In case you didn't notice (which I doubt anyone did) I have stopped using Hello and Bloggerbot because it sucked and have switched to Flickr. I just think it works better. Ultimately, though, I will bite the bullet, steal some of Dan's webspace and actually do it the proper way. I'd like to have 2 pictures in a post instead of every picture-bit being a different post...
Anyway, Last night I realized that my Koigu socks were going to be huge. So I frogged them. I hate it when that happens.
BUT! I have jumped on the interview bandwagon! So, leave me comment. I want to interview you. I'm also a huge wuss and only asked Lynne to interview me, because I know her in real-life, too. Don't be wussy like me. Also, if you want to interview me, leave a comment!
The way it works:
Leave me a comment saying “interview me.”

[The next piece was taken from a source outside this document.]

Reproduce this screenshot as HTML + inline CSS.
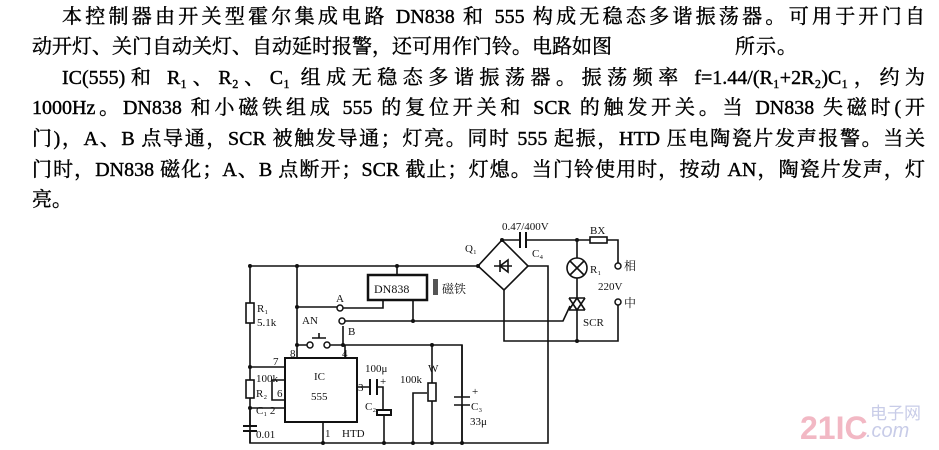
<!DOCTYPE html>
<html><head><meta charset="utf-8"><style>
body{margin:0;width:939px;height:450px;background:#fff;overflow:hidden;position:relative}
.l{position:absolute;font-family:"Liberation Serif","Noto Serif CJK SC",serif;font-size:20px;line-height:22px;color:#000;text-align:justify;text-align-last:justify;white-space:nowrap;font-weight:normal;-webkit-text-stroke:0.4px #000}
svg{position:absolute;left:0;top:0}
.t text{font-family:"Liberation Serif","Noto Serif CJK SC",serif;fill:#111}
</style></head><body>
<div class="l" style="left:62px;top:6px;width:863px">本控制器由开关型霍尔集成电路 DN838 和 555 构成无稳态多谐振荡器。可用于开门自</div>
<div class="l" style="left:32px;top:36px;width:440px">动开灯、关门自动关灯、自动延时报警，还可用作门铃。电路如图</div>
<div class="l" style="left:735px;top:36px;width:62px">所示。</div>
<div class="l" style="left:62px;top:67px;width:863px">IC(555)和 R₁、R₂、C₁ 组成无稳态多谐振荡器。振荡频率 f=1.44/(R₁+2R₂)C₁，约为</div>
<div class="l" style="left:32px;top:97px;width:893px">1000Hz。DN838 和小磁铁组成 555 的复位开关和 SCR 的触发开关。当 DN838 失磁时(开</div>
<div class="l" style="left:32px;top:128px;width:893px">门)，A、B 点导通，SCR 被触发导通；灯亮。同时 555 起振，HTD 压电陶瓷片发声报警。当关</div>
<div class="l" style="left:32px;top:159px;width:893px">门时，DN838 磁化；A、B 点断开；SCR 截止；灯熄。当门铃使用时，按动 AN，陶瓷片发声，灯</div>
<div class="l" style="left:32px;top:189px;text-align-last:left">亮。</div>
<svg width="939" height="450" viewBox="0 0 939 450">
<g stroke="#111" stroke-width="1.6" fill="none">
<path d="M250 266 H478"/>
<path d="M250 266 V443 H548 V266 H528"/>
<rect x="246" y="303" width="8" height="20" fill="#fff"/>
<rect x="246" y="380" width="8" height="18" fill="#fff"/>
<path d="M250 367 H285 M250 408 H285 M272 380 H285 M272 380 V400 H285"/>
<path d="M243 426 H257 M243 431 H257" stroke-width="2"/>
<path d="M250 408 V426 M250 431 V443"/>
<path d="M502 240 L478 266 L504 290 L528 266 Z"/>
<path d="M494 266 H512 M500 260 V272 M500 266 L508 260 V272 Z"/>
<path d="M502 240 H520 M526 240 H577 M577 240 H590 M607 240 H618 V266"/>
<path d="M520 232 V248 M526 232 V248" stroke-width="2"/>
<rect x="590" y="237" width="17" height="6"/>
<path d="M577 240 V258 M577 278 V298"/>
<circle cx="577" cy="268" r="10"/>
<path d="M570 261 L584 275 M584 261 L570 275"/>
<path d="M569 298 H585 M569 310 H585 M569 298 L577 310 L585 298 M569 310 L577 298 L585 310"/>
<path d="M577 310 V341"/>
<path d="M504 290 V341 H618 V304"/>
<path d="M342 321 H563 L570 306"/>
<rect x="368" y="275" width="59" height="25" stroke-width="2.5"/>
<path d="M397 266 V275 M383 300 V308 H340 M413 300 V321"/>
<path d="M297 266 V358 M297 307 H338 M297 345 H310"/>
<path d="M327 345 H462 V443 M343 326 V345 M345 345 V358"/>
<path d="M312 338 H326 M319 338 V333"/>
<rect x="285" y="358" width="72" height="64" stroke-width="2"/>
<path d="M323 422 V443"/>
<path d="M357 387 H370 M377 387 H383 V410"/>
<path d="M370 379 V395 M377 379 V395" stroke-width="2"/>
<rect x="377" y="410" width="14" height="5" stroke-width="2"/>
<path d="M384 415 V443"/>
<path d="M432 345 V443"/>
<rect x="428" y="383" width="8" height="18" fill="#fff"/>
<path d="M413 443 V393 H427"/>
<path d="M462 345 V397 M454 397 H470 M454 405 H470 M462 405 V443" />
</g>
<g stroke="#111" fill="#fff" stroke-width="1.5">
<circle cx="340" cy="308" r="3"/><circle cx="342" cy="321" r="3"/>
<circle cx="310" cy="345" r="3"/><circle cx="327" cy="345" r="3"/>
<circle cx="618" cy="266" r="3"/><circle cx="618" cy="302" r="3"/>
</g>
<g fill="#111">
<circle cx="250" cy="266" r="2"/><circle cx="297" cy="266" r="2"/><circle cx="397" cy="266" r="2"/><circle cx="478" cy="266" r="2"/>
<circle cx="502" cy="240" r="2"/><circle cx="577" cy="240" r="2"/><circle cx="577" cy="341" r="2"/>
<circle cx="250" cy="367" r="2"/><circle cx="250" cy="408" r="2"/><circle cx="297" cy="307" r="2"/><circle cx="297" cy="345" r="2"/>
<circle cx="413" cy="321" r="2"/><circle cx="343" cy="345" r="2"/><circle cx="432" cy="345" r="2"/>
<circle cx="323" cy="443" r="2"/><circle cx="384" cy="443" r="2"/><circle cx="413" cy="443" r="2"/><circle cx="432" cy="443" r="2"/><circle cx="462" cy="443" r="2"/>
</g>
<rect x="433" y="279" width="5" height="16" fill="#555"/>
<g class="t" font-size="11">
<text x="502" y="230">0.47/400V</text>
<text x="590" y="234">BX</text>
<text x="465" y="252">Q₁</text>
<text x="532" y="257">C₄</text>
<text x="590" y="273">R₁</text>
<text x="598" y="290">220V</text>
<text x="624" y="270" font-size="12">相</text>
<text x="624" y="307" font-size="12">中</text>
<text x="583" y="326">SCR</text>
<text x="374" y="293" font-size="12">DN838</text>
<text x="442" y="293" font-size="12">磁铁</text>
<text x="336" y="302">A</text>
<text x="348" y="335">B</text>
<text x="302" y="324">AN</text>
<text x="257" y="312">R₁</text>
<text x="257" y="326">5.1k</text>
<text x="273" y="365">7</text><text x="290" y="357">8</text><text x="342" y="357">4</text>
<text x="256" y="382">100k</text>
<text x="256" y="397">R₂</text><text x="277" y="397">6</text>
<text x="256" y="414">C₁ 2</text>
<text x="256" y="438">0.01</text>
<text x="314" y="380">IC</text><text x="311" y="400">555</text>
<text x="358" y="391">3</text>
<text x="365" y="372">100μ</text><text x="380" y="385">+</text>
<text x="365" y="410">C₂</text>
<text x="342" y="437">HTD</text><text x="325" y="437">1</text>
<text x="428" y="372">W</text><text x="400" y="383">100k</text>
<text x="472" y="395">+</text><text x="471" y="410">C₃</text><text x="470" y="425">33μ</text>
</g>
<text x="800" y="439" font-size="32" font-weight="bold" style="fill:#f2b8c4;font-family:'Liberation Sans',sans-serif">21IC</text>
<text x="870" y="419" font-size="17" style="fill:#c8cce8;font-family:'Noto Sans CJK SC',sans-serif">电子网</text>
<text x="866" y="437" font-size="20" font-style="italic" style="fill:#c8cce8;font-family:'Liberation Sans',sans-serif">.com</text>
</svg>
</body></html>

I will respond by asking you five questions here. They will be different questions than the ones below.
You will update YOUR blog with the answers to the questions.
You will include this explanation and an offer to interview someone else in the same post.

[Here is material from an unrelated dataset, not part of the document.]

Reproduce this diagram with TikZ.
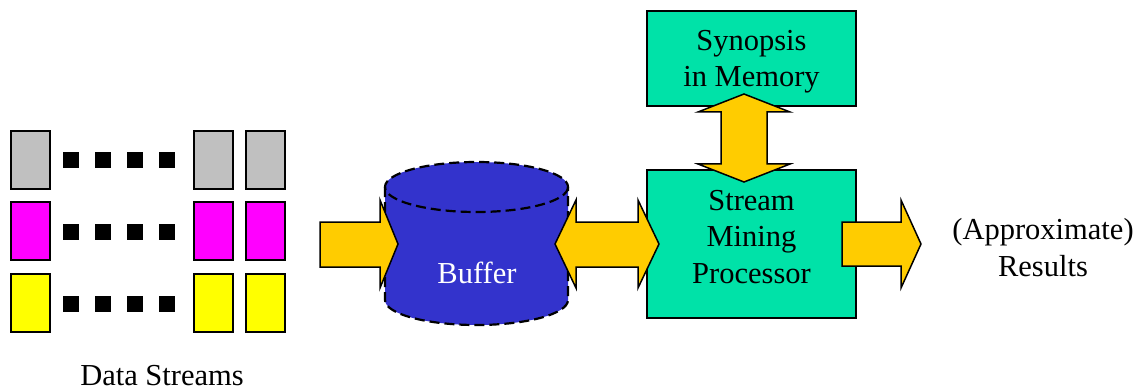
\documentclass[tikz,border=0pt]{standalone}
\usepackage{fontspec}
\setmainfont{Liberation Serif}
\definecolor{greenbox}{RGB}{0,226,168}
\definecolor{bufferblue}{RGB}{51,51,204}
\definecolor{arrowgold}{RGB}{255,204,0}
\definecolor{streamgray}{RGB}{192,192,192}
\definecolor{streampink}{RGB}{255,0,255}
\definecolor{streamyellow}{RGB}{255,255,0}
\tikzset{
  label text/.style={font=\fontsize{30.5}{36.5}\selectfont, align=center, inner sep=0pt, anchor=base},
  packet/.style={draw=black, line width=2pt, inner sep=0pt, minimum width=39pt, minimum height=58pt},
  gapdot/.style={fill=black, inner sep=0pt, minimum size=16pt},
  unitbox/.style={draw=black, line width=2pt, fill=greenbox, inner sep=0pt, minimum width=209pt},
  blockarrow/.style={draw=black, line width=1.5pt, fill=arrowgold, line join=miter},
  dashline/.style={draw=black, line width=2.2pt, dash pattern=on 10pt off 5pt}
}
\begin{document}
\begin{tikzpicture}[x=1pt, y=-1pt]
\useasboundingbox (0,0) rectangle (1147,390);

% incoming data streams: three rows of packets with gaps between
\foreach \row/\y/\col in {1/160/streamgray, 2/231/streampink, 3/303/streamyellow}{
  \node[packet, fill=\col] (p\row a) at (30.5,\y) {};
  \node[packet, fill=\col] (p\row b) at (213,\y) {};
  \node[packet, fill=\col] (p\row c) at (265.5,\y) {};
  \foreach \k/\x in {1/71, 2/103, 3/135, 4/167}{
    \node[gapdot] (d\row\k) at (\x,\y+0.5) {};
  }
}
\node[label text] (streams) at (162,385) {Data Streams};

% buffer drawn as a dashed cylinder (y axis points down, so arcs run the other way)
\fill[bufferblue] (385,187) -- (385,300) arc[start angle=180, end angle=0, x radius=91.5, y radius=25]
  -- (568,187) arc[start angle=0, end angle=-180, x radius=91.5, y radius=25] -- cycle;
\draw[dashline] (476.5,187) ellipse[x radius=91.5, y radius=25];
\draw[dashline] (385,187) -- (385,300) arc[start angle=180, end angle=0, x radius=91.5, y radius=25] -- (568,187);
\node[label text, text=white] (buffer) at (477,283) {Buffer};

% processing units
\node[unitbox, minimum height=95pt] (synopsis) at (751.5,58.5) {};
\node[unitbox, minimum height=148pt] (processor) at (751.5,244) {};
\node[label text] (synopsis text) at (751.5,87) {Synopsis\\in Memory};
\node[label text] (processor text) at (751.5,283) {Stream\\Mining\\Processor};

% results
\node[label text] (results) at (1043,276) {(Approximate)\\Results};

% block arrows
\draw[blockarrow] (320,222) -- (380,222) -- (380,200) -- (398,244) -- (380,288) -- (380,267) -- (320,267) -- cycle;
\draw[blockarrow] (555,244) -- (576,200) -- (576,222) -- (638,222) -- (638,200) -- (659,244)
  -- (638,288) -- (638,267) -- (576,267) -- (576,288) -- cycle;
\draw[blockarrow] (744,94) -- (790,112) -- (767,112) -- (767,164) -- (790,164) -- (744,182)
  -- (698,164) -- (721,164) -- (721,112) -- (698,112) -- cycle;
\draw[blockarrow] (842,222) -- (901,222) -- (901,200) -- (921,244) -- (901,288) -- (901,266) -- (842,266) -- cycle;
\end{tikzpicture}
\end{document}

When others comment asking to be interviewed, you will ask them five questions.
What is your dream job?
See, I totally answered that in the "about me" file I added yesterday. I said it involved teaching knitting and designing knitting and translating Chinese. But I changed my mind. My new dream job involves getting paid to make-out and do sweaty love scenes with Colin Firth.

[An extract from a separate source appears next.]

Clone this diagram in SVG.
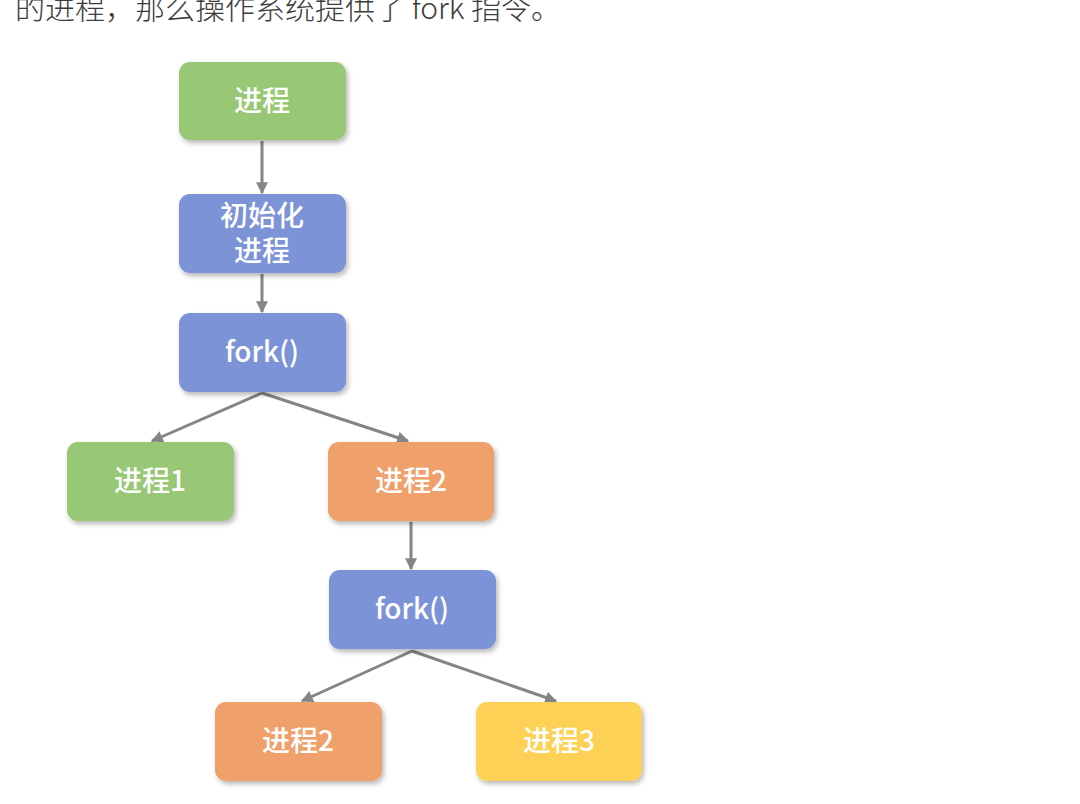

How is it coming with the Incredible Sweater Machine?
No better. No worse. I still can't figure out how to make it not randomly drop my knitting after about an inch. (And by drop, I mean literally, onto my foot.)
How about that yarn diet?
So, I fell of the wagon there for a bit. Just like I've fallen off the real diet with all the Easter candy around. Mmmmmmmmmmmmmm... Cadbury Creme Eggs.....
Do you ever sing while knitting? Do you ever knit while singing?
All the time. Not so much the classical/choral stuff, but often Dan will play guitar and I sing along. Folk and country and bad Bloodhound Gang covers.
If I supplied you with a ball of cheap cotton, would you be willing to knit a couple of dishcloths for Project Scrubbie?
Sure. But you can't make fun of my failure of a yarn diet anymore!!!! HAHAHAHAHAHA!